Geo Thermal Heating, Thoughts?

This type of heating system can cost in the neighbourhood of $20,000 to $25,000 but cost very little to heat your home.

I am just starting to consider looking into having one installed in our home. I thought i would ask the InterNACHI brothers (sisters) what everyones opinion is.

I’m seeing more installed on new homes. It depends on your ROI. Here’s a calculator to determine if it’s worth it.


I like them but the high installation costs and need for periodic maintenance of the large amount of equipment make me question their long term cost effectiveness.

I remember when the early 90 plus furnaces came out.

It took them years to make them reliable enough to recoup the higher initial investment in high efficiency.

Just a thought.

Had one for 8 years. Great for heating but even better for cooling. One caveat though, finding someone to service it can be a real problem after a couple of years. We have moved from that property, but the place we are in now had one when we moved in. It’s been replaced because the manufacture went out of business and no one had a clue on how to fix it. We are now on natural gas. We did have problems finding someone to maintain our old system too.

Make sure the system you select comes from a company with a long history and good finances.

Having said all this, I still am a fan of ground source heating.

That is a handy calculator. Say i would save about $2400 a year. I think that number is a little low but still a good base.

We moved into this house 2 years ago and don’t plan on moving any time soon. We went through 3 houses in 6 years prior to this one flipping.

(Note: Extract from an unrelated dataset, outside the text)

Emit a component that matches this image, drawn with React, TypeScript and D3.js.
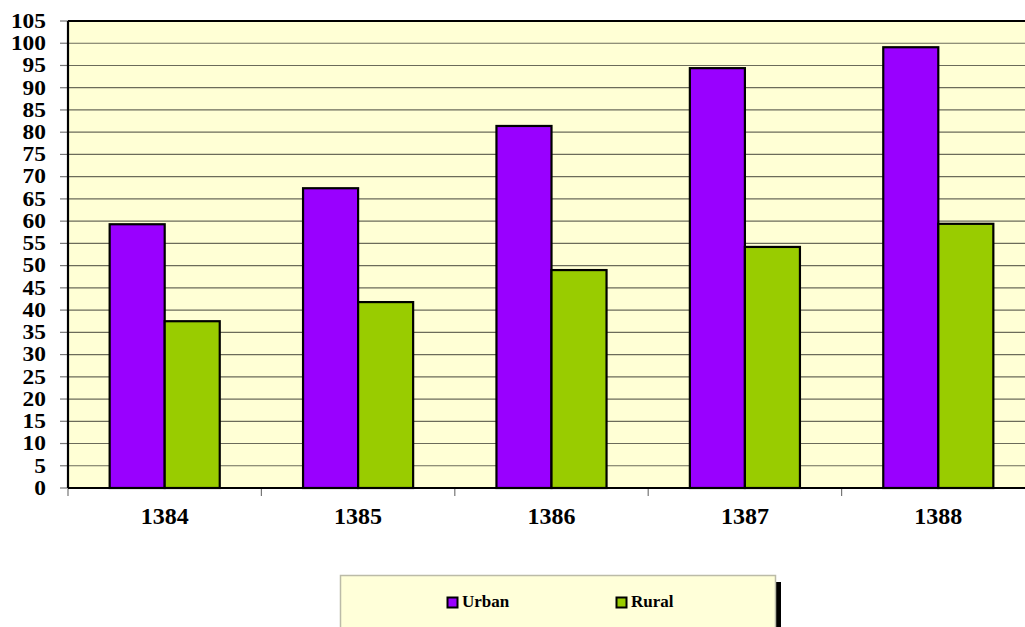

We have settled here to start a family.

This heating season alone i am almost $3000 in heating.

With an ROI of ten years, this is looking like a good option.

Keep the feedback coming guys. Thanks again.

I see them often on most new homes in the 700k and up range. Can cost well over 50K.

Mike is correct as was Jeff, the equipment is still being developed and finding someone to repair can be a hassle. I would install one in my home if I were building new, not on an existing home unless it would benefit without the cost of other modifications.

You could also consider cold climate mini split heat pumps.

You should have an experienced energy Rater model your home. He can tell you how long it will take and he might find better alternatives to reduce your cost. You also need to be aware that I would focus on making the building shell as efficient at possible first before you invest in a geothermal system. You can reduce your loads to the home and possibly install a smaller system which will be cheaper to install and to operate. I have an estate I manage here and we did spray foam before we installed the geothermal, we hardly ever have any issues at all with the system. Like others said make sure you get someone that knows what they are doing. If the system is not installed properly it won’t work right. Most of the time the problems are during the drilling phase. If they don’t re-install all the slurry from the drill holes the system won’t function correctly because the loops won’t be in good contact with the ground.

I just did a consulting job for a guy interested in installing geothermal because his bills are huge for the size home he has. After testing the home, I had to laugh and tell him we had to fix the building first before installing anything. He had 22 air changes at 50 Pascals!!